Warm and inviting, a good ragout can be greatly appreciated on cold evenings. I suppose this is why this hearty French style vegetable stew was my first winter craving. But what is ragout? Ragout is French for stew, but not just any stew. We could say a ragout is a french style slow-cooked stew made with love. The slow cooking allows flavors to develop over time, creating a richly layered flavor and a particularly refined dish.
For this recipe I chose root winter vegetables like carrots and turnip, complemented with brussels sprouts, kale and pumpkin, all cooked in a classic tomato sauce. I finally added quinoa for a filling meatless meal.
Cooking tips
To make the perfect french stew, there are two important cooking rules that make all the difference:
- Never boil, but simmer
- Pack the herbs (bay leaf, thyme and rosemary) in a little blundle called bouquet garni and removed before serving
- Go for seasonal, organic vegetable. They will definitelly enhance the stew’s flavors.
And my final tip: pair with a bottle of good French red wine like Merlot.
More stew recipes
Low FODMAP Vegetable Stew with Quinoa
Ingredients
- 3 tbsp olive oil OR garlic infused oil
- 12 oz | 350g tomatoes coarsely chopped
- 1 glass of water or 1/2 glass of white wine and 1/2 glass of water
- Bundle of herbs/ bouquet garni: 1 bay leaf, 2 thyme sprigs and 1 rosemary sprig, all tied together with a string
- 5,3 oz | 150g | 2 medium carrots julienned
- 5,3 oz | 150g turnip diced
- 2,65 oz | 75g | 4 brussels sprouts halved
- 2,65 oz | 75g kale sliced
- 2,65 cup | 75g japanese pumpkin diced
- Pinch of salt
- 1 cup water
- 1 cup quinoa
Instructions
- Heat the olive oil in a large deep pan over medium-low heat.

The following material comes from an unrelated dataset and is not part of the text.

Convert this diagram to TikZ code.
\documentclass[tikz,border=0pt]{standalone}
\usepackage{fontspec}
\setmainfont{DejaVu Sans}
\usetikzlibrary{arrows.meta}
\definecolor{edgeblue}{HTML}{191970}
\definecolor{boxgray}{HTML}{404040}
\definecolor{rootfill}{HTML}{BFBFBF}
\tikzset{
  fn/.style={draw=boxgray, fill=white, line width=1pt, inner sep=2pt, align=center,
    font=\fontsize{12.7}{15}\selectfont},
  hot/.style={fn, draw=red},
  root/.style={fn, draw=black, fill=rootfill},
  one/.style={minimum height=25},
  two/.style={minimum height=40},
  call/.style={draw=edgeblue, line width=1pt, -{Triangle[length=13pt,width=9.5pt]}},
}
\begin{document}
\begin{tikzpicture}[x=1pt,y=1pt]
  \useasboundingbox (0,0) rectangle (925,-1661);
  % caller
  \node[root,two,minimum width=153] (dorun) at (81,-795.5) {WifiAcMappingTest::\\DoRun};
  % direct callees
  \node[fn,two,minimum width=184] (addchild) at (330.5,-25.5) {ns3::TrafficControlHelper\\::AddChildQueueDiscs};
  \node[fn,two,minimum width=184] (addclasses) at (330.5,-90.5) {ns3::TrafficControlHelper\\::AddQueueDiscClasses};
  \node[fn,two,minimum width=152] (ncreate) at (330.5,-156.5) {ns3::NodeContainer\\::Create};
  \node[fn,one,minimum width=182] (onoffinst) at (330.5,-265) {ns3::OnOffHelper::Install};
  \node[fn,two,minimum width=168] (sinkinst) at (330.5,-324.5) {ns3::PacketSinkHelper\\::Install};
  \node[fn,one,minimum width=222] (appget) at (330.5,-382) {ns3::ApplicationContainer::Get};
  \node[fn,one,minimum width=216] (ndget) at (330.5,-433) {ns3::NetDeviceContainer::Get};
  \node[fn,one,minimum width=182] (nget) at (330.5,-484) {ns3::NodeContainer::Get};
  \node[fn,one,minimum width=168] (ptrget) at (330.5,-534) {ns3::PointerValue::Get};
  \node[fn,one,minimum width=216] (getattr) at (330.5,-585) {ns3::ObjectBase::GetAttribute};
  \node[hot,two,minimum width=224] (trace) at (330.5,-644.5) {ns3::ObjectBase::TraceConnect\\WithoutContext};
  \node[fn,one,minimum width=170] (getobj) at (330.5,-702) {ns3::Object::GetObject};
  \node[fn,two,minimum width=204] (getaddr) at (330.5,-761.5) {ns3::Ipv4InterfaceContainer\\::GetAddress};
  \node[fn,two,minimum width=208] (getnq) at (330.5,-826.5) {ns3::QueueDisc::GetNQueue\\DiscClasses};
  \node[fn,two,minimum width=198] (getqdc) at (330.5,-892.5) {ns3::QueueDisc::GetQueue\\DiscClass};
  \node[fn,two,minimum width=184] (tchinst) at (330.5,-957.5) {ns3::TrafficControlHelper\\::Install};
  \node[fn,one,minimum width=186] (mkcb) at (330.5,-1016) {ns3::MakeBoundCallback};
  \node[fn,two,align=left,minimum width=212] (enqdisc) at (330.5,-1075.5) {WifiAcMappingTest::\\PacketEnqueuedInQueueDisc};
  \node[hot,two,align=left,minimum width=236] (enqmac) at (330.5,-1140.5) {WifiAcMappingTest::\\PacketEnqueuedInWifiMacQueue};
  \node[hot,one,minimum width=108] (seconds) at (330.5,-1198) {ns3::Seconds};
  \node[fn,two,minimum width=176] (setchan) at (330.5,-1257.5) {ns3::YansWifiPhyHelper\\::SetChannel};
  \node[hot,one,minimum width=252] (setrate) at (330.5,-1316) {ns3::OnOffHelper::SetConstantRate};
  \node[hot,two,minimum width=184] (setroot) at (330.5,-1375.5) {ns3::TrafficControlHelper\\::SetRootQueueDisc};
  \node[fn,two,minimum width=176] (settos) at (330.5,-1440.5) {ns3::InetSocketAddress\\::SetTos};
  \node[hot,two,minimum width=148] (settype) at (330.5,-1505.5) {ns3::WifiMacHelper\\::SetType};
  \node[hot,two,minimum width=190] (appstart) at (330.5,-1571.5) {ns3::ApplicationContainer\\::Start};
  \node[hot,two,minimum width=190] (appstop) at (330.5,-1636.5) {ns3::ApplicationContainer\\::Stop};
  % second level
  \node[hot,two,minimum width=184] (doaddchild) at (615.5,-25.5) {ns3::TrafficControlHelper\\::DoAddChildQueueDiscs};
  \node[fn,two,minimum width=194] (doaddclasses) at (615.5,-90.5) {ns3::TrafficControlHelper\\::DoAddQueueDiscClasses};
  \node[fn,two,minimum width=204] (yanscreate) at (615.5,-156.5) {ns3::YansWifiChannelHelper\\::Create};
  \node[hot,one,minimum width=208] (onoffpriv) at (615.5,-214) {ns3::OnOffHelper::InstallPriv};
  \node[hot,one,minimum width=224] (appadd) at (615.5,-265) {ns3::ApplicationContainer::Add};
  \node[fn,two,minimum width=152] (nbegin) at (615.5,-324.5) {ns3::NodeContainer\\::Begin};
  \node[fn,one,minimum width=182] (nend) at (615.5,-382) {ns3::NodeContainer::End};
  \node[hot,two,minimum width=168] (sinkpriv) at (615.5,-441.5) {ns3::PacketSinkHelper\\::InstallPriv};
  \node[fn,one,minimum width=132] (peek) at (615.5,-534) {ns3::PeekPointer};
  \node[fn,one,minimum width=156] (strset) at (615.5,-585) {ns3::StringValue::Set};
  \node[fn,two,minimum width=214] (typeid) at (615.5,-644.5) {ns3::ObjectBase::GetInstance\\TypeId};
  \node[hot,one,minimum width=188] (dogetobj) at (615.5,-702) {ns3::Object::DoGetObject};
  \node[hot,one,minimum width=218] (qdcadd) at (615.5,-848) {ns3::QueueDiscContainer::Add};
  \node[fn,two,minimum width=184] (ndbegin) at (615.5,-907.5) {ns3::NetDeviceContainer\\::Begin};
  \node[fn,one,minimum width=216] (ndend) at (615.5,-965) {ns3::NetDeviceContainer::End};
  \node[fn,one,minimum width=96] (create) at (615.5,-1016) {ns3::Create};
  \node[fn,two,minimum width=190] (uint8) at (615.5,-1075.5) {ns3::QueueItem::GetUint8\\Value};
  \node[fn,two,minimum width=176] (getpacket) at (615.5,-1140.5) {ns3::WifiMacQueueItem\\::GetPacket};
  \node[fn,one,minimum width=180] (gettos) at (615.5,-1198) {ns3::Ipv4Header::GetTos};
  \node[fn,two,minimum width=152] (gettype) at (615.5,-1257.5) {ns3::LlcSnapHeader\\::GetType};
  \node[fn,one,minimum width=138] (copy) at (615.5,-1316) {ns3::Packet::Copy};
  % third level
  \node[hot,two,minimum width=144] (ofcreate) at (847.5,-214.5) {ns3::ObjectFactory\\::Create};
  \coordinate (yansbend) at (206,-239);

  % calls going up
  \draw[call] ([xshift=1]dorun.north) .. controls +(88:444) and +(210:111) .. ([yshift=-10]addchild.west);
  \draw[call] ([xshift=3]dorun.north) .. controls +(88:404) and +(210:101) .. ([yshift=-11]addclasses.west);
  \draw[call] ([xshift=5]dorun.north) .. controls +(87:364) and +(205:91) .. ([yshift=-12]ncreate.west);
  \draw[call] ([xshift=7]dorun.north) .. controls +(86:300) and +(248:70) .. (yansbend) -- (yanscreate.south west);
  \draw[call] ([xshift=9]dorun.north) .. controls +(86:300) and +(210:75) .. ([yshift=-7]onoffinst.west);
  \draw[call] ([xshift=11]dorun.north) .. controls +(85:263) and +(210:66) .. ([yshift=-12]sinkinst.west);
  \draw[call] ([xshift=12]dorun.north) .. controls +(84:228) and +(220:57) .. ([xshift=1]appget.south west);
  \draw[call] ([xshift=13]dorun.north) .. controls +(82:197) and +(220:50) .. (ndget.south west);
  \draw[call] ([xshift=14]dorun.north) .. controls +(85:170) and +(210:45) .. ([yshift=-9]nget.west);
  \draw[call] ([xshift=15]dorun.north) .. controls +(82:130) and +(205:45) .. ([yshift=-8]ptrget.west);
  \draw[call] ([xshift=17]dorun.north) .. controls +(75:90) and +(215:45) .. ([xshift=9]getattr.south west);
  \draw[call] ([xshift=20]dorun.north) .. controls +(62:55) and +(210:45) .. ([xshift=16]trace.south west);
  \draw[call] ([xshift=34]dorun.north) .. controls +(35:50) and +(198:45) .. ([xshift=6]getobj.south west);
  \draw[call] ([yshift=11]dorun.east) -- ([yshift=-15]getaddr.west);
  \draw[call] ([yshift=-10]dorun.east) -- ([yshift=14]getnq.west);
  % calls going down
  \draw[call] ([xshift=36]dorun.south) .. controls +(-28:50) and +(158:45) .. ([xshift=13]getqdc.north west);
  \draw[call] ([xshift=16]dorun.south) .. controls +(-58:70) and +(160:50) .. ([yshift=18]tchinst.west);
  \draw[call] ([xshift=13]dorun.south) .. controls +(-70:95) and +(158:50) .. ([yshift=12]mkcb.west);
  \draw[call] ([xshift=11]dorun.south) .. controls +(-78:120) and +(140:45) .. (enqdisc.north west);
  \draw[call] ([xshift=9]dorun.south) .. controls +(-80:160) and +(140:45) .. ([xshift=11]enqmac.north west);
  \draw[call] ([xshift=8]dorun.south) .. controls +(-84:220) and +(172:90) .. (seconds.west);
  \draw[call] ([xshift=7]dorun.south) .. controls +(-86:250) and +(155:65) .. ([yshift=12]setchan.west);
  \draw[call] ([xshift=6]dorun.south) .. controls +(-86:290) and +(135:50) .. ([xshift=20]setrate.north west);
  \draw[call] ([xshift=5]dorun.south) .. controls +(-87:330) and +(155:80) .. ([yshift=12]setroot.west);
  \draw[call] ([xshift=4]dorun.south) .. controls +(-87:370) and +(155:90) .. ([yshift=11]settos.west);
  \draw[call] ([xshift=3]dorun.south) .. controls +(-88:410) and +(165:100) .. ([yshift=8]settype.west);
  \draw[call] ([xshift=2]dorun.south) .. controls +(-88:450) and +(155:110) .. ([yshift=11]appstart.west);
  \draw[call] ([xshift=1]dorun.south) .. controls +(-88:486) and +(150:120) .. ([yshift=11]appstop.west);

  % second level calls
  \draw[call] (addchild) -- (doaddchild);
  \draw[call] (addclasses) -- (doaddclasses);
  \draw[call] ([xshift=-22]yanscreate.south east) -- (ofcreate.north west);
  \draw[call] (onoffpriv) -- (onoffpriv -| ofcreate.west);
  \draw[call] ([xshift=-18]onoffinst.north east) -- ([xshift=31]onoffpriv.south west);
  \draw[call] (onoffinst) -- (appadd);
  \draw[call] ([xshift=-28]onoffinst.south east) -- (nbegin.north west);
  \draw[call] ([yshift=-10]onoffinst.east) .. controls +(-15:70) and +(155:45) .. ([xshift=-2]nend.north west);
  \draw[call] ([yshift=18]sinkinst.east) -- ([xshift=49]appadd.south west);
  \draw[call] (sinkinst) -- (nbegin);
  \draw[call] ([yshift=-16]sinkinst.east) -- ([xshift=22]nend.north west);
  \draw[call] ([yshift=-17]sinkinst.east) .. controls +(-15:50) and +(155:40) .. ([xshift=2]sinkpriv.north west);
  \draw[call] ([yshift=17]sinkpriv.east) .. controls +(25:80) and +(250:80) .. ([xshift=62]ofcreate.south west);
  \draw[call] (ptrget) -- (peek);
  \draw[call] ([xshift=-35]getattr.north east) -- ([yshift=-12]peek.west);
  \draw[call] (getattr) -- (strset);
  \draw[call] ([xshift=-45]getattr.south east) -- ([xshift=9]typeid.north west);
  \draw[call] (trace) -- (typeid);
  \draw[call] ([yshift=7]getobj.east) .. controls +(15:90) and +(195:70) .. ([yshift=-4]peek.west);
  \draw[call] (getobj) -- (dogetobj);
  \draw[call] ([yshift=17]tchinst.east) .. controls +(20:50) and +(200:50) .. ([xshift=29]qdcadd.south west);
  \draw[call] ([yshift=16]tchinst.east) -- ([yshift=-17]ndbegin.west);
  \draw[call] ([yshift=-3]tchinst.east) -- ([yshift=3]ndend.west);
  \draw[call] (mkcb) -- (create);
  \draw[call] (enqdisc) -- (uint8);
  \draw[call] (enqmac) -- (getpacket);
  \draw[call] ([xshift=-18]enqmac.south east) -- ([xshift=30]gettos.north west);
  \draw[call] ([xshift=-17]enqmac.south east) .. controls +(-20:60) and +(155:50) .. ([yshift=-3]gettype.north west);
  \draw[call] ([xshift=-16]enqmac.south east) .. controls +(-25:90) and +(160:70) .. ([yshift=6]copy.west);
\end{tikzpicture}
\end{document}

- Add the tomatoes and let them cook for 15 minutes or until they turn into a thick sauce.
- Add water, wine (optional) and the bundle of herbs and bring to a boil.

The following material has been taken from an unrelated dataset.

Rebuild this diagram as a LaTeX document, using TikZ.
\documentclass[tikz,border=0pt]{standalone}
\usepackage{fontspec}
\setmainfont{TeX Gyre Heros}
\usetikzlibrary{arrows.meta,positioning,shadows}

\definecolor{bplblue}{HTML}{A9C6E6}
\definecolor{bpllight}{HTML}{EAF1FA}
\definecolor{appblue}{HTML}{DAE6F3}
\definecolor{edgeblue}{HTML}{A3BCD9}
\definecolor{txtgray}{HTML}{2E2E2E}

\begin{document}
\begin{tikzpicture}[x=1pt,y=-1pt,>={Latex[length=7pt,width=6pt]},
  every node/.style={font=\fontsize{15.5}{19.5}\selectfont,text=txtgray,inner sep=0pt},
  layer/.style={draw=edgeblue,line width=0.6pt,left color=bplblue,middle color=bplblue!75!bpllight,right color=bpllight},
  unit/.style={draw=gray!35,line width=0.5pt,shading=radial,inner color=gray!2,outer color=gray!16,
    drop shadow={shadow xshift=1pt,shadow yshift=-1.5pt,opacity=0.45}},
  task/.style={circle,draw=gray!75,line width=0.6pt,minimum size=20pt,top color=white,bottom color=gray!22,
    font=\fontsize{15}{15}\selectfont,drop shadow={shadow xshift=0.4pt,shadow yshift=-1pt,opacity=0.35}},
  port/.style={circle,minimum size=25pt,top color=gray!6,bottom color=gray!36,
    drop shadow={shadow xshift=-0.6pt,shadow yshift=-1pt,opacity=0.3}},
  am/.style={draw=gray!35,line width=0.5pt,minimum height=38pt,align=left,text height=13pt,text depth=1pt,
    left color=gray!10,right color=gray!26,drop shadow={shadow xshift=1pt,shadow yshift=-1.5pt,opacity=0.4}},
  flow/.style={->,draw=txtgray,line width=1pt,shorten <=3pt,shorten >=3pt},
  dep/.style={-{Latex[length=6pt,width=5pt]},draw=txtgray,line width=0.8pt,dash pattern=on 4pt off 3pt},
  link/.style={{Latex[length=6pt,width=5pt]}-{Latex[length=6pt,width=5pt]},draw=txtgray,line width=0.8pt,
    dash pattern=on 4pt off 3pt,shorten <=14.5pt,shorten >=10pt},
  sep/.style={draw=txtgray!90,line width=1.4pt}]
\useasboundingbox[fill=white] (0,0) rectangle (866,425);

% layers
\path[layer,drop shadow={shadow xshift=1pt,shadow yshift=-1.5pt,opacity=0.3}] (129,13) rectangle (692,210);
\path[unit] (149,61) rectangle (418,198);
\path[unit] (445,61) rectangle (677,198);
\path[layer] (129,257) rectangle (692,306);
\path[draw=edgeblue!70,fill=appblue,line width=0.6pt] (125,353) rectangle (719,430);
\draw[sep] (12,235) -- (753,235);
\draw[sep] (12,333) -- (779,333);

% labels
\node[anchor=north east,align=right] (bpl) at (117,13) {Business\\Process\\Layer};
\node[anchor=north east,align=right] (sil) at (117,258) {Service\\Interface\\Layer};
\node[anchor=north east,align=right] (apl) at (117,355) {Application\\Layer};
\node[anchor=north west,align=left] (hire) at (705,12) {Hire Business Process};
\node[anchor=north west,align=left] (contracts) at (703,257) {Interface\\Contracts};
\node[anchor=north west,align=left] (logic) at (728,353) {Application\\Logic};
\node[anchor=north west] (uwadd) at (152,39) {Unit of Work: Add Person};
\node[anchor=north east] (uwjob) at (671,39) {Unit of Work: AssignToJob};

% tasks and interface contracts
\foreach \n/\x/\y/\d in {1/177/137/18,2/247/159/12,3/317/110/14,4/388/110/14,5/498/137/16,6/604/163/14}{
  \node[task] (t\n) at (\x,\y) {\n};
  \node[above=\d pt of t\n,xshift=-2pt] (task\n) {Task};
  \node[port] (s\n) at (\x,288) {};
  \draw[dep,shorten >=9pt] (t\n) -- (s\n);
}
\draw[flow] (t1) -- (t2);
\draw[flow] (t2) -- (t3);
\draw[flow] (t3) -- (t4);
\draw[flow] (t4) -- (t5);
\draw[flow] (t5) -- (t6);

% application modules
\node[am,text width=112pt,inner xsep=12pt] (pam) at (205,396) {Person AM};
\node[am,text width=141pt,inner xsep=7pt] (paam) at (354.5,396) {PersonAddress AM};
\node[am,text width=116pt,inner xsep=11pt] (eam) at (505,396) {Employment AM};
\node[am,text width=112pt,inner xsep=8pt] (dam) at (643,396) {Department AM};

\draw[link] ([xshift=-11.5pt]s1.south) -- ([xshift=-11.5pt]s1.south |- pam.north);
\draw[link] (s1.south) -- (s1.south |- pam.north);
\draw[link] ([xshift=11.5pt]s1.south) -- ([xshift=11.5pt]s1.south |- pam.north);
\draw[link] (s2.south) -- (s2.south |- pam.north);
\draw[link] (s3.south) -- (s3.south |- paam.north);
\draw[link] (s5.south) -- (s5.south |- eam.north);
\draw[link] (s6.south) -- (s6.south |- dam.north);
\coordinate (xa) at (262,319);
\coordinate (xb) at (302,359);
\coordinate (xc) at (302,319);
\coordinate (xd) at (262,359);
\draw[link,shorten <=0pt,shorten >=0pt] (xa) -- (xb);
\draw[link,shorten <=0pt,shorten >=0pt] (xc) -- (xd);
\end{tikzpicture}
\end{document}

- Sprinkle with salt and add the carrots, turnip, sprouts, kale and pumpkin. Reduce heat to mininum.
- Simmer for 40 minutes or until vegetables are tender yet crisp (prick them with a knife).
- Finally add more water, let boil, add quinoa and cook over medium-low heat for approximately 20 minutes.
- Remove the bundle, salt to taste and serve.
Notes
- 2,65 oz | 75g of turnip (sorbitol). Recipe calls for double.
- 1,34 oz | 38g of brussels sprouts (fructan). Recipe calls for double.